Copy the lines of the data below exactly, starting at the first and stopping after the line that contains "pas_temps = 0.001"; include no pictures.

● Data segment
— Start —

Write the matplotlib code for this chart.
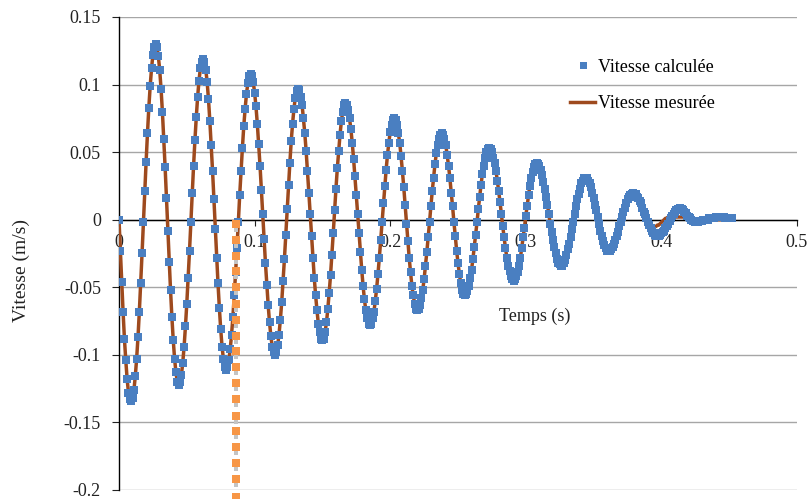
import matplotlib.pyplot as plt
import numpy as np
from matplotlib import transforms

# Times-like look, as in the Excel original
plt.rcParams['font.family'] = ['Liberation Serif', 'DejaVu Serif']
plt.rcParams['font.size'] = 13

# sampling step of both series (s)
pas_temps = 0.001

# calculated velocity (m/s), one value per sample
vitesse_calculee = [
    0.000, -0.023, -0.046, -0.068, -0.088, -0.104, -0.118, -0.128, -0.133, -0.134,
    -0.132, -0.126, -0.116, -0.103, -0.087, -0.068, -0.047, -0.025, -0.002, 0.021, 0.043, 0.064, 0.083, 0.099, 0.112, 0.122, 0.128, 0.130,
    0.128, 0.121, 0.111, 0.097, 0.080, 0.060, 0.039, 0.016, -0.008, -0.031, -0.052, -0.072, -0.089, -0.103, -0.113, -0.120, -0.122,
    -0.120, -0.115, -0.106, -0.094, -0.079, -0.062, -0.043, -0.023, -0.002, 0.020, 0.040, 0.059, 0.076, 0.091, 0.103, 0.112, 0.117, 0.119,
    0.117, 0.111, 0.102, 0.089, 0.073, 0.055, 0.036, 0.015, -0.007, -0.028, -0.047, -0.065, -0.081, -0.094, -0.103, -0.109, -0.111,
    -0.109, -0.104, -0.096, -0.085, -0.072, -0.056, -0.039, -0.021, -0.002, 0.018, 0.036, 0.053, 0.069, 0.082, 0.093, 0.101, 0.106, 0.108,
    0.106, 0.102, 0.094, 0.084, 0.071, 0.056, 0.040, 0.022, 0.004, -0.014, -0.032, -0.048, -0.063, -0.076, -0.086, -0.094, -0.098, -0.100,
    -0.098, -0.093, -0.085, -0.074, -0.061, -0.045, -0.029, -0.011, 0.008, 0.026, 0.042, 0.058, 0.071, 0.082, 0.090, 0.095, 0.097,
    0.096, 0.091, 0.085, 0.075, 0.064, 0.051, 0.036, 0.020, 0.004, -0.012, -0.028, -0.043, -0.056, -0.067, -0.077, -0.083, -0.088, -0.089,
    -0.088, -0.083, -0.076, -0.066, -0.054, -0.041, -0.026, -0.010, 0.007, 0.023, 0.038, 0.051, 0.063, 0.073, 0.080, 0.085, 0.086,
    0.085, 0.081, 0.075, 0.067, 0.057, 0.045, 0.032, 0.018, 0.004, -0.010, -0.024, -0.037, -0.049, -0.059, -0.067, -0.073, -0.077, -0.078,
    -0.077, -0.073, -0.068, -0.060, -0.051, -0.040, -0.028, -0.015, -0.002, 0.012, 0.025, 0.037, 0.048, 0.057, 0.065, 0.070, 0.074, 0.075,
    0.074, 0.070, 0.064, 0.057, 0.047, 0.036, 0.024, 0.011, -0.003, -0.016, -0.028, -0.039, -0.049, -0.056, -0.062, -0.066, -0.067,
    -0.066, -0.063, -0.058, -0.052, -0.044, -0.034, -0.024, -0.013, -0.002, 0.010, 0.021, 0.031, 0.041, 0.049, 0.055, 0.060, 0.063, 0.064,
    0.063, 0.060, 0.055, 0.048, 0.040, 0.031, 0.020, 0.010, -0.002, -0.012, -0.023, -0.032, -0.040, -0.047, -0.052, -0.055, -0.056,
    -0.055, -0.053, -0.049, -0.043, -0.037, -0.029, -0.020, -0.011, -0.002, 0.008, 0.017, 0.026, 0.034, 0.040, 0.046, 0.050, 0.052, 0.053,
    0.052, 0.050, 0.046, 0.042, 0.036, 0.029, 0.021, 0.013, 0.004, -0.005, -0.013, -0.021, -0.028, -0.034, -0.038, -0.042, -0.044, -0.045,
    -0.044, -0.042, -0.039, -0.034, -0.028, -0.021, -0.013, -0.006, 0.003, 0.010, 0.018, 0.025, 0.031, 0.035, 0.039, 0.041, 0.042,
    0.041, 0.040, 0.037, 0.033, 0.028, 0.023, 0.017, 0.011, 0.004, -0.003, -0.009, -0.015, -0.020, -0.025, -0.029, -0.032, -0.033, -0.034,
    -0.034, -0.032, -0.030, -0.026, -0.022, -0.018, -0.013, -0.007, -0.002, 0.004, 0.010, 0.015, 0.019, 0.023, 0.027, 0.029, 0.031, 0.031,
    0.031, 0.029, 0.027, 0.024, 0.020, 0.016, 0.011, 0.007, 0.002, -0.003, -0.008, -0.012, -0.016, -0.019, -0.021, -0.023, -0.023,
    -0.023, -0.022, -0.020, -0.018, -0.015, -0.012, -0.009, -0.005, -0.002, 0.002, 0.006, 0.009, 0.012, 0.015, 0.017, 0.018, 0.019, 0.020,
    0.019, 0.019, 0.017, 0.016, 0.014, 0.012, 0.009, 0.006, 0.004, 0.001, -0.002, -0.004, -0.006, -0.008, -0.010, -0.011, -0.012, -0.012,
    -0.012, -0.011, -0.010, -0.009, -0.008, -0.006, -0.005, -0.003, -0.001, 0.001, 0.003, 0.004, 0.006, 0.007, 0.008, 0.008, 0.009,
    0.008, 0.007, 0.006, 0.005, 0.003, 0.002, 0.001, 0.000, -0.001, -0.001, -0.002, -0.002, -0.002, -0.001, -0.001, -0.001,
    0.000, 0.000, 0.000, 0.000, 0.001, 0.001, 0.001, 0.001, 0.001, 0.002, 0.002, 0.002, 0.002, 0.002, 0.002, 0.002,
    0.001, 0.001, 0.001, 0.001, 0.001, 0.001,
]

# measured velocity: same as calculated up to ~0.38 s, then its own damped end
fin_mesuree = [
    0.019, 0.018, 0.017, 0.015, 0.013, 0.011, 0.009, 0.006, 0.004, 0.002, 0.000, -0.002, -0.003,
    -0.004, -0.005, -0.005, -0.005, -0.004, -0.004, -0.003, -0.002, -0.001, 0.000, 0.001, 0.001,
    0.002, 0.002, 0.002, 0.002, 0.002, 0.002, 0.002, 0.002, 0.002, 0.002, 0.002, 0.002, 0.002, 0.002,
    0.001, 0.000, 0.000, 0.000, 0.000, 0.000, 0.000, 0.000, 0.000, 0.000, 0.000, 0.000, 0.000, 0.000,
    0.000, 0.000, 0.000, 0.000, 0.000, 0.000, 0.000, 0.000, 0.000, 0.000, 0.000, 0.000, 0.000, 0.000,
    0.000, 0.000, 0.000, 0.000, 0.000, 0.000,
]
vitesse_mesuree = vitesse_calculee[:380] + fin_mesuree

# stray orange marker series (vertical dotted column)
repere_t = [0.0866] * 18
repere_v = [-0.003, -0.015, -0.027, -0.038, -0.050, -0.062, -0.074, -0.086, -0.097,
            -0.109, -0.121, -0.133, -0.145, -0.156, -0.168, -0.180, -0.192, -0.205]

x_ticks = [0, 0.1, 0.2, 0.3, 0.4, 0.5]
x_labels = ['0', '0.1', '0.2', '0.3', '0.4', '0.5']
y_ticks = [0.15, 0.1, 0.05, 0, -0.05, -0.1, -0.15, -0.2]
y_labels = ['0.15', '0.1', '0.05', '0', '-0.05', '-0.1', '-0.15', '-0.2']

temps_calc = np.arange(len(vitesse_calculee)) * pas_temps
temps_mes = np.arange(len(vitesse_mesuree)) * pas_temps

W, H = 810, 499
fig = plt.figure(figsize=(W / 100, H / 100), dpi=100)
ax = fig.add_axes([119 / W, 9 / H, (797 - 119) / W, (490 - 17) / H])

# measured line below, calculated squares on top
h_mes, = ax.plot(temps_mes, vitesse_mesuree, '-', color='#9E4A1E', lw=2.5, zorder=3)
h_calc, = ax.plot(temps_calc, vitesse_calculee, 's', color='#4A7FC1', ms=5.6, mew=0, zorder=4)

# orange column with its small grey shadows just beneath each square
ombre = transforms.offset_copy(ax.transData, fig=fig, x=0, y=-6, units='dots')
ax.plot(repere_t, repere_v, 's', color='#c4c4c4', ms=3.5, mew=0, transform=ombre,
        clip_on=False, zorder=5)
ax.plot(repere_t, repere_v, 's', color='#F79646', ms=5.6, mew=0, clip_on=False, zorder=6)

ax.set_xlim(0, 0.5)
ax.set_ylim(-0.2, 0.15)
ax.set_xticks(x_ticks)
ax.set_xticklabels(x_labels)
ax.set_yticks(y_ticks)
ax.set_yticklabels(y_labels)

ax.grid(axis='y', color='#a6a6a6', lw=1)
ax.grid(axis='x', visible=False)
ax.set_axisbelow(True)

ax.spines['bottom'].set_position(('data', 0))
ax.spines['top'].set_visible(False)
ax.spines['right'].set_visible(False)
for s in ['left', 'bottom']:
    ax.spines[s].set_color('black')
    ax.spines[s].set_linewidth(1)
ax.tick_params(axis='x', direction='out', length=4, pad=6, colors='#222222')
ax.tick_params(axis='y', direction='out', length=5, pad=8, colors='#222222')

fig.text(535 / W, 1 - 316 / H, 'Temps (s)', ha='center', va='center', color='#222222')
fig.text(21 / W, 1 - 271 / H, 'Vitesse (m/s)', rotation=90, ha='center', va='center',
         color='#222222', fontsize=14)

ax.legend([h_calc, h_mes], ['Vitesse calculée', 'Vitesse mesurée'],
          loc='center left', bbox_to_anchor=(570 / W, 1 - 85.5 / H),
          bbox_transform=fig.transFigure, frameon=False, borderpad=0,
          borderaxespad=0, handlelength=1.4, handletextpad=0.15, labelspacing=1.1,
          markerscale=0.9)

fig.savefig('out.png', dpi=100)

— End —

● Solution
Write the matplotlib code for this chart.
import matplotlib.pyplot as plt
import numpy as np
from matplotlib import transforms

# Times-like look, as in the Excel original
plt.rcParams['font.family'] = ['Liberation Serif', 'DejaVu Serif']
plt.rcParams['font.size'] = 13

# sampling step of both series (s)
pas_temps = 0.001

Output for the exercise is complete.